I sometimes start a mediation or collaborative session by asking, “What’s gone right since we last met? Is there something you appreciated about the other that you would like to lead with today?” Look. It’s not that the documents were produced, or the boxes got moved. Those concerns may be very valid. But they likely occurred within a context of other things said or done right. Consider contextualizing and point the finger to affirm and not just to blame.
Why Acknowledgment Matters
Acknowledgment is not just about giving credit where it’s due; it’s about fostering cooperation and good will. When you acknowledge a positive action or quality of your partner, the atmosphere in the room shifts. Your partner doesn’t feel on edge, guarding against the next accusation. Your own perspective shifts too because you’ve recognized that not everything is awful. Now there’s environment where your needs and concerns will be heard and can be factored into your settlement. And so can your spouse’s.
Steps to Embrace Acknowledgment
1. Put it into Perspective
Instead of solely focusing on the negatives, stop. Consciously choose to first acknowledge the good things your (former) partner does.
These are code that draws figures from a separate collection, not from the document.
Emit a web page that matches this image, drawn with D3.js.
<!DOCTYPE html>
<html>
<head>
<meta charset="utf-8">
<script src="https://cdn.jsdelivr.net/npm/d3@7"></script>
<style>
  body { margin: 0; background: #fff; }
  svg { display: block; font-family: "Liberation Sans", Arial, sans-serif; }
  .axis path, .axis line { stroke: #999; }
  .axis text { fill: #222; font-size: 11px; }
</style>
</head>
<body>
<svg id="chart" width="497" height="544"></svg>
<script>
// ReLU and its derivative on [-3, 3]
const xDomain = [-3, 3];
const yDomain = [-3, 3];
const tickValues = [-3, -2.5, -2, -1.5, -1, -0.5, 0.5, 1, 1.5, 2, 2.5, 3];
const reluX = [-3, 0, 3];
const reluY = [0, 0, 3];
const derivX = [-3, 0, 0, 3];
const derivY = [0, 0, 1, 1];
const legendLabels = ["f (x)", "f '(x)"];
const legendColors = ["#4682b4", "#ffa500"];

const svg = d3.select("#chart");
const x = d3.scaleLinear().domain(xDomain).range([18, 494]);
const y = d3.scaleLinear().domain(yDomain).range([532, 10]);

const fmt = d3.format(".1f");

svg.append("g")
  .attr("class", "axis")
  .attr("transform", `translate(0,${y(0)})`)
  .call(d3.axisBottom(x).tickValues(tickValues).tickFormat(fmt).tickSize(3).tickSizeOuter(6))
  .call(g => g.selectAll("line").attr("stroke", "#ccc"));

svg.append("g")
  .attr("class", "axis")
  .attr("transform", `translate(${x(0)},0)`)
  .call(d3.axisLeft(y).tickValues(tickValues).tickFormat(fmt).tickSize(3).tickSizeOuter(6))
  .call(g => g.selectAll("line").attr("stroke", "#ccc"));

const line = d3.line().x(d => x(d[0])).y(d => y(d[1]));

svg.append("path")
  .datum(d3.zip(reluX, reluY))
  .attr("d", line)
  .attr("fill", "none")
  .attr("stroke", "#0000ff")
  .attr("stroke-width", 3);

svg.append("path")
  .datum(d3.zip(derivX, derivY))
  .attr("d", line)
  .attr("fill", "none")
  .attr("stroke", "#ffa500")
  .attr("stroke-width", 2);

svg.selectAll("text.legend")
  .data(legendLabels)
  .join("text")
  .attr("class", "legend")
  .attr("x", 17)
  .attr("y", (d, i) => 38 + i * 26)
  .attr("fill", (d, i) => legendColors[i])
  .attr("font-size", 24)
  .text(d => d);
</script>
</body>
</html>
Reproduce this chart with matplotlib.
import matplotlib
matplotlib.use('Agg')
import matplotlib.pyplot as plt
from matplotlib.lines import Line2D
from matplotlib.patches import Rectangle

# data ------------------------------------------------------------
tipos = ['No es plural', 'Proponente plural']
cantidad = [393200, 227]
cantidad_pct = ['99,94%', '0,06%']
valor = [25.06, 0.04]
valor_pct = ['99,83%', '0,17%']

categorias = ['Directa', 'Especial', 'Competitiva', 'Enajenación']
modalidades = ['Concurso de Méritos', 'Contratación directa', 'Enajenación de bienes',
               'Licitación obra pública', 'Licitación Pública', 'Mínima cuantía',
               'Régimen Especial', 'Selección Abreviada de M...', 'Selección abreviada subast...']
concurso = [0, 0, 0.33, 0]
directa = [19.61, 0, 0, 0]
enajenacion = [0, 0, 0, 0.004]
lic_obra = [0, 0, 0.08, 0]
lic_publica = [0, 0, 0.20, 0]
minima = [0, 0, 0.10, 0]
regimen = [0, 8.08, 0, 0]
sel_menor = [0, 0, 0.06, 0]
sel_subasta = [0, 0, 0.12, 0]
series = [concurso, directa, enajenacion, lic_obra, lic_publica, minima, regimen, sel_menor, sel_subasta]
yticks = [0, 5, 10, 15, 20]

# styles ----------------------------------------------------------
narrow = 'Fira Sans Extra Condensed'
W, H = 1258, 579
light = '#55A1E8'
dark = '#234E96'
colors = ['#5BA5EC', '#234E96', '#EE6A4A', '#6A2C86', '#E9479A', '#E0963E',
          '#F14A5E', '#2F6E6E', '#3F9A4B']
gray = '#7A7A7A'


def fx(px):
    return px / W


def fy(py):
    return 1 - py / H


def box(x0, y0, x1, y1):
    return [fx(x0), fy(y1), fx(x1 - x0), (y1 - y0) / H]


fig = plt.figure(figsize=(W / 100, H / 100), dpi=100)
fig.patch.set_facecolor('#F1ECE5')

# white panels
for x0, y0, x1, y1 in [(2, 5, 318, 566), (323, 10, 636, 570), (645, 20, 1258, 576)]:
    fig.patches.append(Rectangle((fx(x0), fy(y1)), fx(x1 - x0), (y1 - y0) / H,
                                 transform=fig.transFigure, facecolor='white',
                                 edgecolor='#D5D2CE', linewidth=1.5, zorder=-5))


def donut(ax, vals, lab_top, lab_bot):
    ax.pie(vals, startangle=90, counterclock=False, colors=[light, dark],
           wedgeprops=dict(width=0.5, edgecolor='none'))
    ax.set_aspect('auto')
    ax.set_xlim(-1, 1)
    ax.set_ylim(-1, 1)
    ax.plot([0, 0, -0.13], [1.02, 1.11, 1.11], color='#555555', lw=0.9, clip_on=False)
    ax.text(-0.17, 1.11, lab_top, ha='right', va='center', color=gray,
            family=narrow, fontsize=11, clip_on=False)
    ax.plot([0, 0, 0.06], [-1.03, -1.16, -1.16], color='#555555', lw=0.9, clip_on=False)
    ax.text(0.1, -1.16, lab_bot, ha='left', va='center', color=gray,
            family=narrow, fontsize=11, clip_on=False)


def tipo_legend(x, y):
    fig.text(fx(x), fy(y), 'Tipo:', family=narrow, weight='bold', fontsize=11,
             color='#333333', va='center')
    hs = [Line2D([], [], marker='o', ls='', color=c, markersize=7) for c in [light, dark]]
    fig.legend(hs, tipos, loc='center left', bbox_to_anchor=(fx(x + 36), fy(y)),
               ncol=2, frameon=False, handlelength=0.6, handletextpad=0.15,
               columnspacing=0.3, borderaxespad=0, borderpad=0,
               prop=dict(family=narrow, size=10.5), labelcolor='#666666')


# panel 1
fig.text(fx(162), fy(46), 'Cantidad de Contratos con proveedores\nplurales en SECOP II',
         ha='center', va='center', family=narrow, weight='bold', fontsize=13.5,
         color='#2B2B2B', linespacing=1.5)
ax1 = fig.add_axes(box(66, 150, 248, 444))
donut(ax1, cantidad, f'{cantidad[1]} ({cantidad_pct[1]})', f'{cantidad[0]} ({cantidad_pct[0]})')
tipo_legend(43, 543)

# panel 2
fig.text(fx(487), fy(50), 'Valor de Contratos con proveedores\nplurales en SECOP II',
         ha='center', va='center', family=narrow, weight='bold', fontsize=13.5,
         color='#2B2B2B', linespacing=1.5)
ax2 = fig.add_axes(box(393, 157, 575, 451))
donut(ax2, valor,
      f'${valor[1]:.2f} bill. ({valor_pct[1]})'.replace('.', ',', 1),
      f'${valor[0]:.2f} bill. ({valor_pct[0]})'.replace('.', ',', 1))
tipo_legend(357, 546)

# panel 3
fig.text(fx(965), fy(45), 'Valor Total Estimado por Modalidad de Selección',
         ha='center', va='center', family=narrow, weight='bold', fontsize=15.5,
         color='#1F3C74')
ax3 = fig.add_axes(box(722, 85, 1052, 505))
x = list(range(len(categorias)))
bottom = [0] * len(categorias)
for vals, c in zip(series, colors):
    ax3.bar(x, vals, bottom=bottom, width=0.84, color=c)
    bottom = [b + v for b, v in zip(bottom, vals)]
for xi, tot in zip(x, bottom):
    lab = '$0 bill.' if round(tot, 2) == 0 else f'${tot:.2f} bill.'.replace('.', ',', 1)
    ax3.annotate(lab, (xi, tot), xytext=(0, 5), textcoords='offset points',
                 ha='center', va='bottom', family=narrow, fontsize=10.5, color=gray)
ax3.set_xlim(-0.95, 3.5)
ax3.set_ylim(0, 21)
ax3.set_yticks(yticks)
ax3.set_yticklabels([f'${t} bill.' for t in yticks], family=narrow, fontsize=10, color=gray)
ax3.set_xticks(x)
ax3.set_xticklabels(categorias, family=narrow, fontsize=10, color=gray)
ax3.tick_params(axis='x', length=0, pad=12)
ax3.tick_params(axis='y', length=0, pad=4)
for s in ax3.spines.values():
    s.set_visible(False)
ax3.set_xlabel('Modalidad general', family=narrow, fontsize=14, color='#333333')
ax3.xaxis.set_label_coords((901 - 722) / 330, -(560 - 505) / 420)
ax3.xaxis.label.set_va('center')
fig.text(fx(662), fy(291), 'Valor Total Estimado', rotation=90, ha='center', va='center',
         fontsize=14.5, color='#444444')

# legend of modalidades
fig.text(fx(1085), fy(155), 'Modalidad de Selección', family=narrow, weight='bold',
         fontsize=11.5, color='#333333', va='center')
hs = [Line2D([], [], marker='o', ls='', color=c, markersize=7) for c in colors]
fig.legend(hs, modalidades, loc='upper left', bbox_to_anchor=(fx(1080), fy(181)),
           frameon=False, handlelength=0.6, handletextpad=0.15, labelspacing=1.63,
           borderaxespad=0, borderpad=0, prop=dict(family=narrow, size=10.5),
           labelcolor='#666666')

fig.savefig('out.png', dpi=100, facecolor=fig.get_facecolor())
Recognize their efforts, strengths, and positive qualities. Yes, s/he spends too much time on [the thing] but at least he’s not obsessed with [these other things]. In other words, point the finger at the other and say, “You did it” when s/he has done something you’ve appreciated.
2. Pause. Understand.
Start first with a desire to understand–with empathy. So hard. I get it. When I am enraged at some injustice I’ve experienced, the last thing I want to do is ask, “How might the other see this situation?” I’ve had to work for a long time to build in a pause before speaking. Honestly, I’m still not that great at it! But when I remember to take a breath, inquire, “Can you help me understand what (the heck) were you thinking/feeling when you did or said [fill in the blank]” the conversation goes so much better. (Especially when I don’t say “what the heck!”)
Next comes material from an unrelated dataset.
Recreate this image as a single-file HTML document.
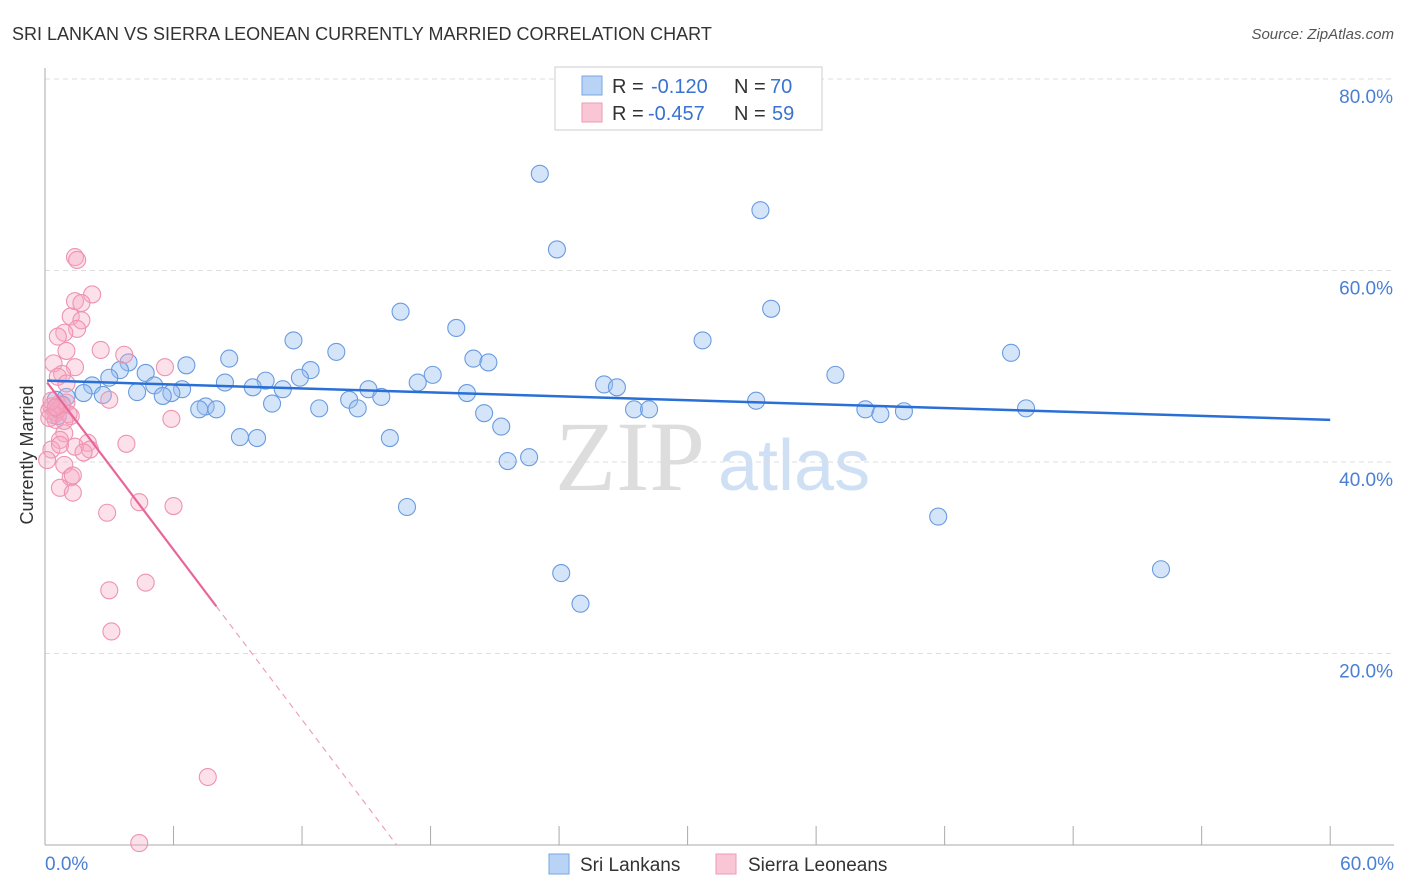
<!DOCTYPE html>
<html><head><meta charset="utf-8"><style>
body{margin:0;background:#fff;font-family:"Liberation Sans",sans-serif;}
svg{display:block}
</style></head><body>
<svg id="c" width="1406" height="892" xmlns="http://www.w3.org/2000/svg">
<text x="12" y="40" font-size="18" fill="#333">SRI LANKAN VS SIERRA LEONEAN CURRENTLY MARRIED CORRELATION CHART</text>
<text x="1394" y="39" font-size="15" fill="#555" text-anchor="end" font-style="italic">Source: ZipAtlas.com</text>
<text x="33" y="455" font-size="18" fill="#333" text-anchor="middle" transform="rotate(-90 33 455)">Currently Married</text>
<text x="555" y="490" font-size="100" fill="#ddd" font-family="Liberation Serif,serif">ZIP</text>
<text x="718" y="490" font-size="72" fill="#cfe0f5">atlas</text>
<g id="grid"></g><g id="pts"></g><g id="lines"></g>
<g>
<rect x="555" y="67" width="267" height="63" fill="#fff" stroke="#ccc"/>
<rect x="582" y="76" width="20" height="19" fill="#b8d3f5" stroke="#7aa7e0"/>
<rect x="582" y="103" width="20" height="19" fill="#f9c6d5" stroke="#ee9ab3"/>
<text x="612" y="93" font-size="20" fill="#333">R =</text>
<text x="651" y="93" font-size="20" fill="#3a72d0">-0.120</text>
<text x="734" y="93" font-size="20" fill="#333">N =</text>
<text x="770" y="93" font-size="20" fill="#3a72d0">70</text>
<text x="612" y="120" font-size="20" fill="#333">R =</text>
<text x="648" y="120" font-size="20" fill="#3a72d0">-0.457</text>
<text x="734" y="120" font-size="20" fill="#333">N =</text>
<text x="772" y="120" font-size="20" fill="#3a72d0">59</text>
</g>
<g>
<rect x="549" y="854" width="20" height="20" fill="#b8d3f5" stroke="#7aa7e0"/>
<text x="580" y="871" font-size="19" fill="#333">Sri Lankans</text>
<rect x="716" y="854" width="20" height="20" fill="#f9c6d5" stroke="#ee9ab3"/>
<text x="748" y="871" font-size="19" fill="#333">Sierra Leoneans</text>
</g>
</svg>
<script>
const xTicks=[0,6,12,18,24,30,36,42,48,54,60];
const yTicks=[20,40,60,80];
const blueX=[23.1,33.4,23.9,33.9,16.6,19.2,30.7,11.6,45.1,13.6,8.6,20.0,20.7,3.9,6.6,4.7,3.5,12.4,18.1,36.9,3.0,11.9,10.3,8.4,17.4,26.1,26.7,5.1,2.2,6.4,9.7,11.1,15.1,19.7,4.3,5.9,1.8,2.7,5.5,1.0,14.2,15.7,33.2,10.6,0.5,7.5,7.2,8.0,12.8,14.6,27.5,28.2,38.3,45.8,40.1,39.0,20.5,0.8,21.3,9.1,9.9,16.1,22.6,21.6,16.9,41.7,24.1,52.1,25.0,0.6];
const blueY=[70.1,66.3,62.2,56.0,55.7,54.0,52.7,52.7,51.4,51.5,50.8,50.8,50.4,50.4,50.1,49.3,49.6,49.6,49.1,49.1,48.8,48.8,48.5,48.3,48.3,48.1,47.8,48.0,48.0,47.6,47.8,47.6,47.6,47.2,47.3,47.2,47.2,47.0,46.9,46.8,46.5,46.8,46.4,46.1,46.5,45.8,45.5,45.5,45.6,45.6,45.5,45.5,45.5,45.6,45.3,45.0,45.1,46.0,43.7,42.6,42.5,42.5,40.5,40.1,35.3,34.3,28.4,28.8,25.2,44.8];
const pinkX=[1.4,1.5,2.2,1.4,1.7,1.2,1.7,1.5,0.9,0.6,2.6,1.0,3.7,0.4,5.6,1.4,0.8,0.6,1.0,3.0,0.6,0.2,1.2,0.5,5.9,0.9,0.7,2.0,3.8,1.4,0.3,2.1,1.8,0.1,0.9,1.2,0.7,1.3,4.4,6.0,2.9,4.7,3.0,3.1,7.6,4.4,1.3,0.3,0.5,0.8,0.4,0.6,1.0,0.2,0.7,0.3,1.1,0.5,0.9];
const pinkY=[61.4,61.1,57.5,56.8,56.6,55.2,54.8,53.9,53.5,53.1,51.7,51.6,51.2,50.3,49.9,49.9,49.2,48.9,48.2,46.5,46.0,45.4,44.8,44.4,44.5,43.0,42.3,42.0,41.9,41.6,41.3,41.3,41.0,40.2,39.7,38.4,37.3,36.8,35.8,35.4,34.7,27.4,26.6,22.3,7.1,0.2,38.6,45.8,45.2,45.9,44.9,45.5,46.2,44.6,41.8,46.4,45.0,45.7,44.3];
const blueTrend=[48.5,-0.0683];
const pinkTrend=[48.6,-2.96];
const pinkSolidEnd=8.0;
const X=v=>45+v*21.42, Y=v=>845-v*9.575;
const NS="http://www.w3.org/2000/svg";
function mk(t,a,p){const e=document.createElementNS(NS,t);for(const k in a)e.setAttribute(k,a[k]);p.appendChild(e);return e;}
const g=document.getElementById('grid');
yTicks.forEach(t=>{
 const l=mk('line',{x1:45,x2:1394,y1:Y(t),y2:Y(t),stroke:'#ddd','stroke-dasharray':'5,4'},g);
 
 
 const tx=mk('text',{x:1393,y:Y(t)+24,'font-size':19,fill:'#4a7fd4','text-anchor':'end'},g);tx.textContent=t.toFixed(1)+'%';
 
 
});
mk('line',{x1:45,x2:45,y1:68,y2:845,stroke:'#aaa'},g);
mk('line',{x1:45,x2:1394,y1:845,y2:845,stroke:'#aaa'},g);
xTicks.forEach(t=>{
 const l=mk('line',{x1:X(t),x2:X(t),y1:826,y2:845,stroke:'#aaa'},g);
 
 
});
[[0,'start',45],[60,'end',1394]].forEach(([t,a,x])=>{
 const tx=mk('text',{x:x,y:870,'font-size':19,fill:'#4a7fd4','text-anchor':a},g);tx.textContent=t.toFixed(1)+'%';
 
 
});
const p=document.getElementById('pts');
blueX.forEach((v,i)=>{
 const c=mk('circle',{cx:X(v),cy:Y(blueY[i]),r:8.5,fill:'rgba(150,190,240,0.4)',stroke:'#6a9be0','stroke-width':1.1},p);
 
 
});
pinkX.forEach((v,i)=>{
 const c=mk('circle',{cx:X(v),cy:Y(pinkY[i]),r:8.5,fill:'rgba(245,170,195,0.35)',stroke:'#ee93b0','stroke-width':1.1},p);
 
 
});
const L=document.getElementById('lines');
const f=(tr,x)=>tr[0]+tr[1]*x;
let b=mk('line',{x1:X(0.1),y1:Y(f(blueTrend,0.1)),x2:X(60),y2:Y(f(blueTrend,60)),stroke:'#2a6fd6','stroke-width':2.5},L);


let ps=mk('line',{x1:X(0.1),y1:Y(f(pinkTrend,0.1)),x2:X(pinkSolidEnd),y2:Y(f(pinkTrend,pinkSolidEnd)),stroke:'#e8659a','stroke-width':2.2},L);


const z=-pinkTrend[0]/pinkTrend[1];
let pd=mk('line',{x1:X(pinkSolidEnd),y1:Y(f(pinkTrend,pinkSolidEnd)),x2:X(z),y2:Y(0),stroke:'#eea0bb','stroke-width':1.2,'stroke-dasharray':'6,5'},L);


</script>
</body></html>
3. Don’t interrupt or get defensive.
The other will hear your perspective if you start with a desire to understand theirs. But there’s a huge caveat here: this can’t be a perfunctory box you check before you get to unload. You have to genuinely be open to understanding what the heck the other was feeling. Fake it and you may as well not have bothered asking.
4. Use “I” Statements
Finally, you’ve listened. You’ve reflected back what you heard and understand. You’ve validated the other’s feelings and experiences, even if you don’t agree with them. An atmosphere of respect likely now exists-a great place for open and productive dialogue. Now you’re ready to share your own perspective (a better term than “unload” probably!) Be sure to employ the well-known advice to use “I” statements to avoid sounding accusatory or defensive. For example, instead of saying, “You always neglect our children’s needs,” try saying, “I feel concerned about our children’s needs and would like to discuss how we can address them together.”
Instead of dwelling on past mistakes or assigning blame, shift the conversation towards finding future solutions. It doesn’t advance the cause of resolution to point your finger and say, “But you did/said [fill in the blank] and that was just wrong.” Instead, collaborate with your (former) partner to brainstorm ideas and work towards mutually beneficial outcomes. I sometimes ask clients to imagine the door into our conference room closing off access to past mistakes and outright wrongs. In this room, we are trying to problem-solve for the future.
By embracing the power of acknowledgment, we can transform the way we approach divorce and relationships in general. It’s not about ignoring the challenges or pretending everything is perfect, but rather about recognizing the good in the other and fostering a sense of understanding and empathy. Let’s strive to create an environment where blame is replaced with acknowledgment, and where we can all grow and thrive, even in the face of adversity.